Jackson residents could vote to gate their neighborhoods around city-maintained streets under an ordinance Ward 1 Councilman Quentin Whitwell proposed this week.
Whitwell said at a May 31 Jackson City Council meeting that he wants to make it easier for a majority of a particular city neighborhood to vote to erect a gate to their community, and make it so that they do not have to pay for infrastructure inside the walls.
"We have no ordinance that specifically addresses gates, so the mayor has adopted his own policy on gates, and that's that 100 percent of all citizens (in the neighborhood) must approve of it (before it can be built)," he told the council.
Whitwell's ordinance allows residents to build a gate with only 75 percent approval from residents—the supporters would finance it, he said—and it does not force residents to maintain their own roads as is typical in Jackson gated communities. The councilman called his ordinance a "traffic-calming measure" that would not require a pass code or security clearance.
"It's an automatic gate," the councilman said. "It's still a public neighborhood. You just pull up, and the gate opens automatically. It's just a way to slow people down, and if there is something suspicious going on, it gives the citizens a chance to identify or apprehend (a perpetrator)."
Whitwell is advocating for the new ordinance for residents of north Jackson's high-end Avery Gardens neighborhood, which is already enclosed in a barrier, and only has one ungated entrance on County Line Road. Jackson residents do not use the enclosed neighborhood as a thoroughfare.
Mayor Harvey Johnson Jr. argues that gates delay city firefighters and police access to the sequestered community, and said such a gate could pose an insurance risk to cumbersome city or contracted vehicles, such as garbage trucks. He also said the gate may be a problem for city employees who must visit homes to read water meters.
Whitwell indicated that the gate idea is about more than traffic, however.
"There are neighborhoods all over the city that want this. They're begging for it," Whitwell said. "There are too many people right now just wandering around neighborhoods, or just driving through neighborhoods scoping out (burglary) opportunities, and we've got to be vigilant, and we've got to have our citizens feel safe. Whatever we can do to deter crime to be proactive is a good thing."

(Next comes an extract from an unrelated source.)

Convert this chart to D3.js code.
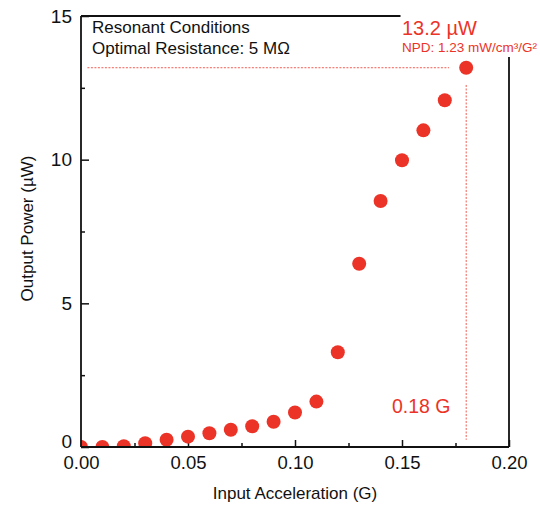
<!DOCTYPE html>
<html>
<head>
<meta charset="utf-8">
<script src="https://cdn.jsdelivr.net/npm/d3@7"></script>
<style>
  body { margin: 0; background: #fff; }
  #plot { width: 540px; height: 507px; }
  text { font-family: "Liberation Sans", Arial, Helvetica, sans-serif; }
</style>
</head>
<body>
<div id="plot"></div>
<script>
// data
var accel = [0.00, 0.01, 0.02, 0.03, 0.04, 0.05, 0.06, 0.07, 0.08, 0.09,
             0.10, 0.11, 0.12, 0.13, 0.14, 0.15, 0.16, 0.17, 0.18];
var power = [0.0, 0.0, 0.03, 0.13, 0.25, 0.36, 0.48, 0.60, 0.72, 0.88,
             1.20, 1.58, 3.30, 6.38, 8.56, 9.98, 11.02, 12.07, 13.2];
var xMajor = [0.00, 0.05, 0.10, 0.15, 0.20];
var xMinor = [0.025, 0.075, 0.125, 0.175];
var yMajor = [0, 5, 10, 15];
var yMinor = [2.5, 7.5, 12.5];

var red = '#ec3327';

var margin = {t:16, r:31, b:60, l:81};
var width = 540 - margin.l - margin.r,
    height = 507 - margin.t - margin.b;

var svg = d3.select('#plot')
    .append('svg')
    .attr('width', 540)
    .attr('height', 507);

svg.append('defs').append('clipPath')
    .attr('id', 'clip')
    .append('rect')
    .attr('width', width)
    .attr('height', height);

var plot = svg.append('g')
    .attr('transform', 'translate(' + margin.l + ',' + margin.t + ')');

var x = d3.scaleLinear().domain([0, 0.20]).range([0, width]);
var y = d3.scaleLinear().domain([0, 15]).range([height, 0]);

// minor ticks (inward, no labels)
plot.append('g')
    .attr('transform', 'translate(0,' + height + ')')
    .call(d3.axisBottom(x).tickValues(xMinor).tickSize(-4).tickFormat(''))
    .call(function(g){ g.select('.domain').remove(); });
plot.append('g')
    .call(d3.axisLeft(y).tickValues(yMinor).tickSize(-4).tickFormat(''))
    .call(function(g){ g.select('.domain').remove(); });

// major ticks
var xAxis = plot.append('g')
    .attr('transform', 'translate(0,' + height + ')')
    .call(d3.axisBottom(x).tickValues(xMajor).tickSize(-7).tickPadding(9)
        .tickFormat(d3.format('.2f')));
xAxis.select('.domain').remove();
xAxis.selectAll('text').style('font-size', '18.5px').attr('fill', '#111');

var yAxis = plot.append('g')
    .call(d3.axisLeft(y).tickValues(yMajor).tickSize(-8).tickPadding(9));
yAxis.select('.domain').remove();
yAxis.selectAll('text').style('font-size', '19px').attr('fill', '#111')
    .attr('dy', function(d){ return d === 0 ? '0.05em' : '0.32em'; });
plot.selectAll('.tick line').attr('stroke', '#111').attr('stroke-width', 1.5);

// dashed guides to the max point
plot.append('line')
    .attr('x1', x(0.003)).attr('x2', x(0.172))
    .attr('y1', y(13.2)).attr('y2', y(13.2))
    .attr('stroke', red).attr('stroke-width', 0.8)
    .attr('stroke-dasharray', '2,1.5');
plot.append('line')
    .attr('x1', x(0.18)).attr('x2', x(0.18))
    .attr('y1', y(12.6)).attr('y2', y(0.25))
    .attr('stroke', red).attr('stroke-width', 0.8)
    .attr('stroke-dasharray', '2,1.5');

// points, clipped to the plot area like the original
plot.append('g')
    .attr('clip-path', 'url(#clip)')
    .selectAll('circle.pt')
    .data(accel)
    .enter()
    .append('circle')
    .attr('class', 'pt')
    .attr('cx', function(d){ return x(d); })
    .attr('cy', function(d, i){ return y(power[i]); })
    .attr('r', 7)
    .attr('fill', red);

// frame: top border stops before the label, right border starts below it
var frame = plot.append('g')
    .attr('stroke', '#111')
    .attr('stroke-width', 1.8)
    .attr('fill', 'none');
frame.append('line').attr('x1', x(0)).attr('x2', x(0)).attr('y1', y(15)).attr('y2', y(0));
frame.append('line').attr('x1', x(0)).attr('x2', x(0.20)).attr('y1', y(0)).attr('y2', y(0));
frame.append('line').attr('x1', x(0)).attr('x2', x(0.1493)).attr('y1', y(15)).attr('y2', y(15));
frame.append('line').attr('x1', x(0.20)).attr('x2', x(0.20)).attr('y1', y(13.57)).attr('y2', y(0));

// annotations
plot.append('text')
    .attr('x', 11).attr('y', 17)
    .style('font-size', '17px').attr('fill', '#111')
    .text('Resonant Conditions');
plot.append('text')
    .attr('x', 11).attr('y', 38)
    .style('font-size', '17px').attr('fill', '#111')
    .text('Optimal Resistance: 5 M\u03A9');

plot.append('text')
    .attr('x', 321).attr('y', 19)
    .style('font-size', '20px').attr('fill', red)
    .text('13.2 \u00B5W');
plot.append('text')
    .attr('x', 321).attr('y', 36)
    .style('font-size', '13.5px').attr('fill', red)
    .text('NPD: 1.23 mW/cm\u00B3/G\u00B2');

plot.append('text')
    .attr('x', 311).attr('y', 397)
    .style('font-size', '19.5px').attr('fill', red)
    .text('0.18 G');

// axis titles
svg.append('text')
    .attr('x', margin.l + width / 2).attr('y', 499)
    .attr('text-anchor', 'middle')
    .style('font-size', '17px').attr('fill', '#111')
    .text('Input Acceleration (G)');
svg.append('text')
    .attr('transform', 'translate(33,' + (margin.t + height / 2 - 3) + ') rotate(-90)')
    .attr('text-anchor', 'middle')
    .style('font-size', '17px').attr('fill', '#111')
    .text('Output Power (\u00B5W)');
</script>
</body>
</html>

Critics argue that gated communities promote an enclave mentality that can result in urban fragmentation and separation. In the classic new-urbanist bible, "Suburban Nation: The Rise of Sprawl and the Decline of the American Dream" (North Point Press, 2000, $18), the authors warn that "gated pods" create "income-segregated housing," which too often contain the people "voting down necessary taxes" for inner-city needs, schools parks and maintenance of the public realm, such as infrastructure and roads.
"Meanwhile," the authors (including über-urbanist Andres Duany) point out, "these people often pay hundreds, sometimes thousands, of dollars a month to their homeowner's association to maintain their personal archipelago. The rest of the world is expected to take care of itself."
The homeowners' costs for construction and maintenance of the barrier could prove a burden to residents with lower incomes and could, therefore, promote a kind of community gentrification that encourages residents with incomes only above a certain level—or means that only the wealthy can afford the perceived luxury of a community gate.
Neighborhood designer and self-professed "New Urbanist" Susan Lunardini, who is also owner of Southern Consultants, said community gates can bring communities together rather than isolate them from the rest of the city.
"When MDOT temporarily blocked off my neighborhood to work on a Frontage Road project, it was the calmest time our neighborhood had. The children played in the street, and there was no fear of traffic causing problems," said Lunardini, who added that a gate without a pass code should adequately reduce both crime and traffic by imposing a delay before departure.
"If somebody knows they have a greater chance of being watched or photographed during their delay, it will act as a crime deterrent," she added.
Lunardini added that she opposes the idea of a homogenized gated neighborhood consisting of people with the same type of income—which critics say the ordinance could help create.
"Even though I think gates make safer neighborhoods, I'll never agree that a gated community should contain the same kind of people. I don't believe in separating young people from old people or rich people from poor. Society that works can't work like that," she said.
"Suburban Nation" warns about just such a "seccession of the successful," and details the harms to a city's sustainability that results from such tactics. "The unity of society is threatened not by the use of gates but by the uniformity and exclusivity of the people behind them," the authors warn.
Ward 2 Councilman Chokwe Lumumba said citizens behind the gates should adopt the costs for maintaining the gated roads, because the territory would no longer have easy public access.
"They're basically cutting off community circulation. The reason why we pave those roads are not just so they'll have good streets, but so that anybody in the city who wants to drive past there will have a good road to drive on," Lumumba said.
Lunardini said citizens should not have to adopt that financial responsibility. "They pay the same taxes they did before the gate went up, so they city should be responsible for the street, in my opinion," she said.
If the ordinance passes, however, it would be open to other neighborhoods on Plantation Boulevard and similar streets, which drivers occasionally use as an alternative route when traffic on County Line Road becomes congested.
Council President Frank Bluntson put the ordinance into the Council's Planning Committee with no discussion.